LRA rebels kill at least 10 Ugandan civilians
KAMPALA, Uganda, Feb 09, 2004 (AP) — Rebels in northern Uganda hacked to death at least 10 people they found tending their fields, the army said Monday.
Soldiers were pursuing Lord’s Resistance Army rebels who attacked the village of Abako, about 310 kilometers (192 miles) north of Kampala, and killed the villagers with machetes on Saturday, said Lt. Chris Magezi, an army spokesman.
Most the residents had fled the village more than a year ago for the safety of the nearby Alanyi and Corner Abako camps for displaced people. But many return regularly to the village to tend to crops on their small plots, Magezi said.

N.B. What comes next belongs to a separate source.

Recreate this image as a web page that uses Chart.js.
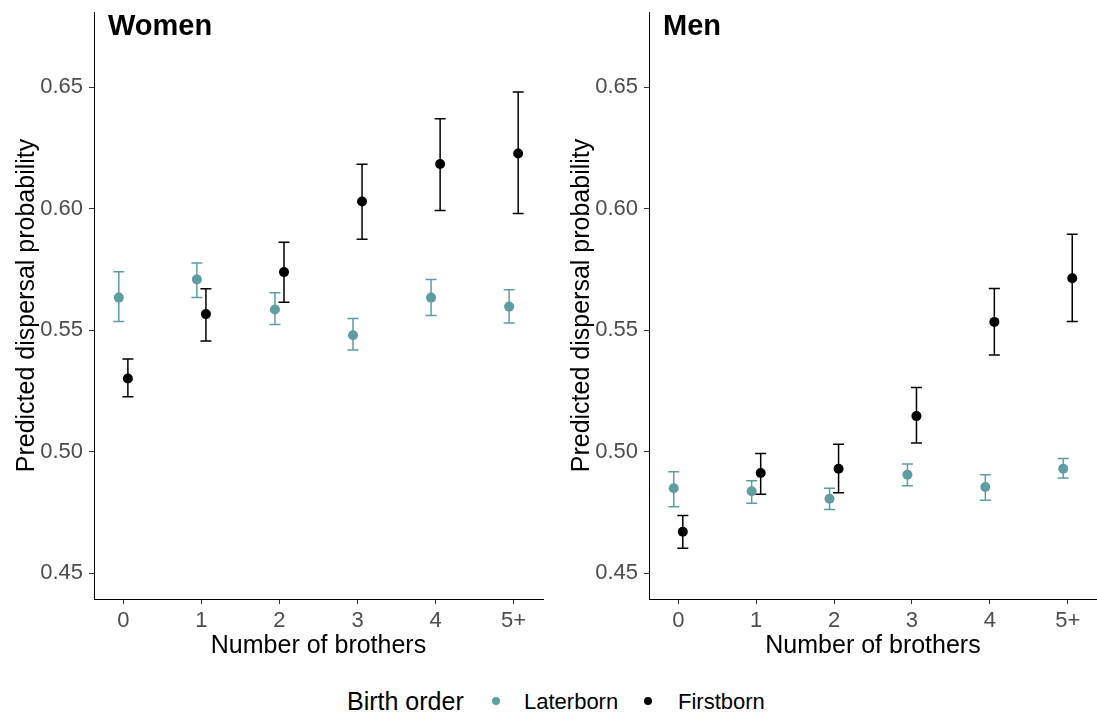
<!DOCTYPE html>
<html><head><meta charset="utf-8">
<script src="https://cdn.jsdelivr.net/npm/chart.js@4.4.1/dist/chart.umd.min.js"></script>
<style>
html,body{margin:0;padding:0;background:#fff;width:1097px;height:715px;overflow:hidden;font-family:"Liberation Sans",Arial,sans-serif;position:relative;}
canvas{position:absolute;top:0;}
.lg{position:absolute;color:#000;line-height:24px;white-space:nowrap;}
.dot{position:absolute;border-radius:50%;}
</style></head><body>
<canvas id="c1" width="548" height="661" style="left:0"></canvas>
<canvas id="c2" width="547" height="661" style="left:555px"></canvas>
<div class="lg" style="left:347px;top:689px;font-size:25px">Birth order</div>
<div class="dot" style="left:492px;top:697px;width:8px;height:8px;background:#5f9ea0"></div>
<div class="lg" style="left:524px;top:690px;font-size:22px">Laterborn</div>
<div class="dot" style="left:644px;top:697px;width:8px;height:8px;background:#000"></div>
<div class="lg" style="left:678px;top:690px;font-size:22px">Firstborn</div>
<script>
const categories = ['0','1','2','3','4','5+'];
const yTicks = [0.45,0.50,0.55,0.60,0.65];

// Women
const womenLater   = [0.5634,0.5709,0.5585,0.5479,0.5634,0.5597];
const womenLaterLo = [0.5536,0.5634,0.5523,0.5418,0.5560,0.5529];
const womenLaterHi = [0.5740,0.5777,0.5654,0.5548,0.5709,0.5666];
const womenFirst   = [0.5301,0.5566,0.5739,0.6030,0.6184,0.6227];
const womenFirstLo = [0.5226,0.5455,0.5615,0.5874,0.5993,0.5980];
const womenFirstHi = [0.5381,0.5670,0.5862,0.6183,0.6370,0.6481];

// Men
const menLater   = [0.4849,0.4837,0.4806,0.4905,0.4854,0.4929];
const menLaterLo = [0.4773,0.4787,0.4762,0.4859,0.4800,0.4891];
const menLaterHi = [0.4917,0.4880,0.4849,0.4949,0.4905,0.4972];
const menFirst   = [0.4670,0.4912,0.4929,0.5146,0.5534,0.5714];
const menFirstLo = [0.4602,0.4824,0.4831,0.5035,0.5398,0.5536];
const menFirstHi = [0.4737,0.4992,0.5030,0.5264,0.5671,0.5895];

const TEAL = '#5f9ea0';
const DODGE = 0.058;
const FONT = '"Liberation Sans", Arial, sans-serif';

const errorBars = {
  id: 'errorBars',
  beforeDatasetsDraw(chart) {
    const {ctx, scales: {x, y}} = chart;
    chart.data.datasets.forEach(ds => {
      ctx.save();
      ctx.strokeStyle = ds.borderColor;
      ctx.lineWidth = 1.5;
      const cap = 5.5;
      ds.data.forEach((p, i) => {
        const px = x.getPixelForValue(p.x);
        const y1 = y.getPixelForValue(ds.lo[i]);
        const y2 = y.getPixelForValue(ds.hi[i]);
        ctx.beginPath();
        ctx.moveTo(px, y1); ctx.lineTo(px, y2);
        ctx.moveTo(px - cap, y1); ctx.lineTo(px + cap, y1);
        ctx.moveTo(px - cap, y2); ctx.lineTo(px + cap, y2);
        ctx.stroke();
      });
      ctx.restore();
    });
  }
};

const panelTitle = {
  id: 'panelTitle',
  afterDraw(chart, args, opts) {
    const {ctx, chartArea} = chart;
    ctx.save();
    ctx.font = 'bold 29px ' + FONT;
    ctx.fillStyle = '#000';
    ctx.textBaseline = 'alphabetic';
    ctx.textAlign = 'left';
    ctx.fillText(opts.text, chartArea.left + 14, 35);
    ctx.restore();
  }
};

function makePanel(id, title, lat, latLo, latHi, fir, firLo, firHi) {
  new Chart(document.getElementById(id), {
    type: 'scatter',
    data: {
      datasets: [
        { label: 'Laterborn', data: lat.map((v, i) => ({x: i - DODGE, y: v})), lo: latLo, hi: latHi,
          backgroundColor: TEAL, borderColor: TEAL, pointRadius: 5, pointBorderWidth: 0 },
        { label: 'Firstborn', data: fir.map((v, i) => ({x: i + DODGE, y: v})), lo: firLo, hi: firHi,
          backgroundColor: '#000', borderColor: '#000', pointRadius: 5, pointBorderWidth: 0 }
      ]
    },
    options: {
      responsive: false,
      animation: false,
      events: [],
      layout: { padding: { top: 12, left: 0, right: 5, bottom: 0 } },
      plugins: { legend: { display: false }, tooltip: { enabled: false }, panelTitle: { text: title } },
      scales: {
        x: {
          type: 'linear', min: -0.376, max: 5.376,
          afterBuildTicks: s => { s.ticks = categories.map((c, i) => ({value: i})); },
          afterFit: s => { s.height = 62; s.paddingLeft = 0; s.paddingRight = 0; },
          ticks: { callback: (v) => categories[Math.round(v)], color: '#4d4d4d', font: {family: FONT, size: 22}, padding: 4, maxRotation: 0 },
          grid: { display: true, drawOnChartArea: false, drawTicks: true, tickLength: 5, tickColor: '#333', tickWidth: 1 },
          border: { display: true, color: '#000', width: 1 },
          title: { display: true, text: 'Number of brothers', color: '#000', font: {family: FONT, size: 25}, padding: {top: 0, bottom: 0} }
        },
        y: {
          type: 'linear', min: 0.4393, max: 0.681,
          afterBuildTicks: s => { s.ticks = yTicks.map(v => ({value: v})); },
          afterFit: s => { s.width = 94; s.paddingTop = 0; s.paddingBottom = 0; },
          ticks: { callback: (v) => v.toFixed(2), color: '#4d4d4d', font: {family: FONT, size: 22}, padding: 6 },
          grid: { display: true, drawOnChartArea: false, drawTicks: true, tickLength: 5, tickColor: '#333', tickWidth: 1 },
          border: { display: true, color: '#000', width: 1 },
          title: { display: true, text: 'Predicted dispersal probability', color: '#000', font: {family: FONT, size: 25}, padding: {top: 12, bottom: 0} }
        }
      }
    },
    plugins: [errorBars, panelTitle]
  });
}

makePanel('c1', 'Women', womenLater, womenLaterLo, womenLaterHi, womenFirst, womenFirstLo, womenFirstHi);
makePanel('c2', 'Men', menLater, menLaterLo, menLaterHi, menFirst, menFirstLo, menFirstHi);
</script>
</body></html>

The Rev. Sebath Ayele, a missionary with the Roman Catholic Comboni Fathers Mission, told The Associated Press he had heard about the killings from other villagers in the isolated area. He said that as many as 20 people may have been killed and an unspecified number abducted, but he could not provide any additional details.
The shadowy Lord’s Resistance Army, which has little contact with the outside world, could not be reached for comment.
The northern rebels have fought for 17 years to overthrow President Yoweri Museveni, a southerner, but mostly attack civilians to steal food and abduct children for use as fighters or concubines.
Fighting between the army and rebels intensified after Feb. 2002 when Sudan agreed to allow Ugandan troops to attack LRA bases in southern Sudan.